In the following weeks, the WHO repeatedly warned that there was a narrowing “window of opportunity” to prevent the virus from spreading globally. The WHO declared COVID-19 a pandemic on March 11 after it sparked epidemics in South Korea, Italy, Spain and Iran.
The WHO’s seven-member internal oversight body in a report said that the organisation “demonstrated leadership” in the way it handled the pandemic crisis. The report was critical of the “rising politicisation of the pandemic response”, a not-too-subtle dig at the Trump administration.
China was quick to welcome the resolution calling for an inquiry. Xi Jinping said China supported the idea of a comprehensive review of the global response to COVID-19 and added that the review should be conducted in “an objective and impartial manner” under the scientific leadership of the WHO.
Xi, in his address to the extraordinary virtual meeting of heads of state and health experts from around the world, offered to provide $2 billion to further bolster the fight against the pandemic. The amount promised is a substantial increase from the annual $43 million China used to contribute.
Xi also announced more financial support and medical help for African governments in their fight against the pandemic. Xi said that China had set up a “global humanitarian response depot and hub to ensure the operation of anti-epidemic supply chain”. The Trump administration was quick to characterise the Chinese offer as “a token to distract from calls by a growing number of nations demanding accountability” from the Chinese government.
Even as the WHO meeting was in progress, Trump, to the surprise of the delegates and scientists present, threatened to permanently cut off its funding if the organisation did not “show substantive improvement” in the next 30 days.
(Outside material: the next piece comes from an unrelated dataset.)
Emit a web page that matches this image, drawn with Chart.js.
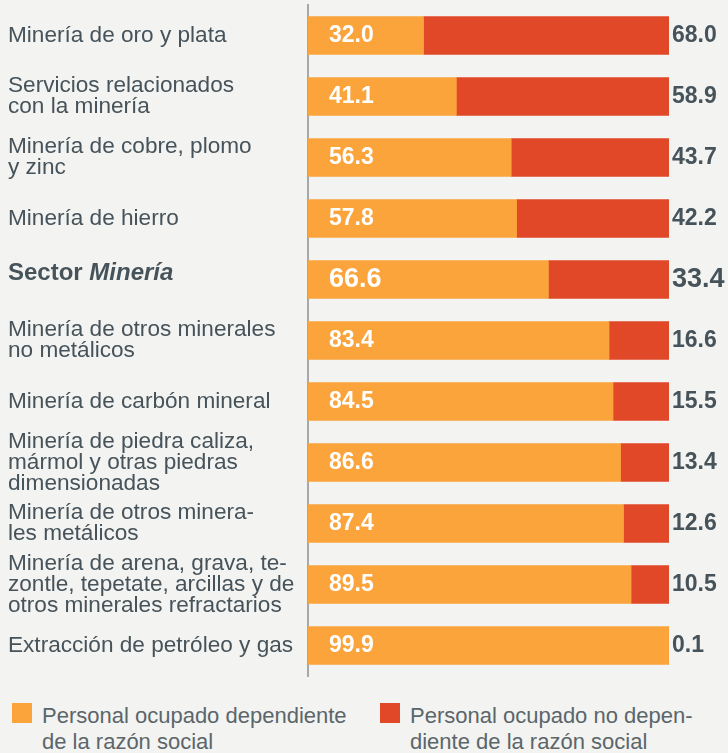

He cast aspersions on WHO’s integrity once again, stating in a letter to the WHO chief “that the only way forward for the WHO is if it can actually demonstrate independence from China”.
Trump’s four-page letter to the WHO chief contained a litany of allegations. The British scientific journal The Lancet said in a statement said that Trump had falsely attributed quotes from the journal. The Lancet pointed out that it had not published any report of a virus outbreak in Wuhan in December as claimed by Trump. The journal clarified that the first report it had published about the virus outbreak in Wuhan was on January 24.
When almost all national leaders and health ministers have praised the WHO for its handling of the pandemic, U.S. Secretary of Health Alex Azar struck a discordant note, criticising the WHO and China. Azar said: “We saw that the WHO failed at its core mission of information sharing and transparency when member states do not act in good faith.” It is obvious that targeting China, and the WHO, will be the main campaign plank of the Republicans as they seek to cover up their epic mismanagement of the COVID-19 pandemic.
Antonio Guterres, the U.N. Secretary General, in his address at the WHO conference, said that the pandemic should serve as “a wake-up call” for the international community. “We have seen some solidarity, but very little unity, in our response to COVID-19. Different countries have followed different, sometimes contradictory strategies, and we are paying the price,” he said. He warned that the virus was now spreading to “the global South, where its impact could be even more devastating”.
In South America, the infection rate had reached almost 5,00,000, with more than 23,000 deaths in the third week of May. Brazil, the worst affected country, has around half the cases and more than half the deaths. Brazil’s right-wing President Jair Bolsonaro, however, remains unperturbed and continues to rail against social distancing measures and wants Brazilians to continue with their normal lives even as the health care system there is teetering on the verge of collapse.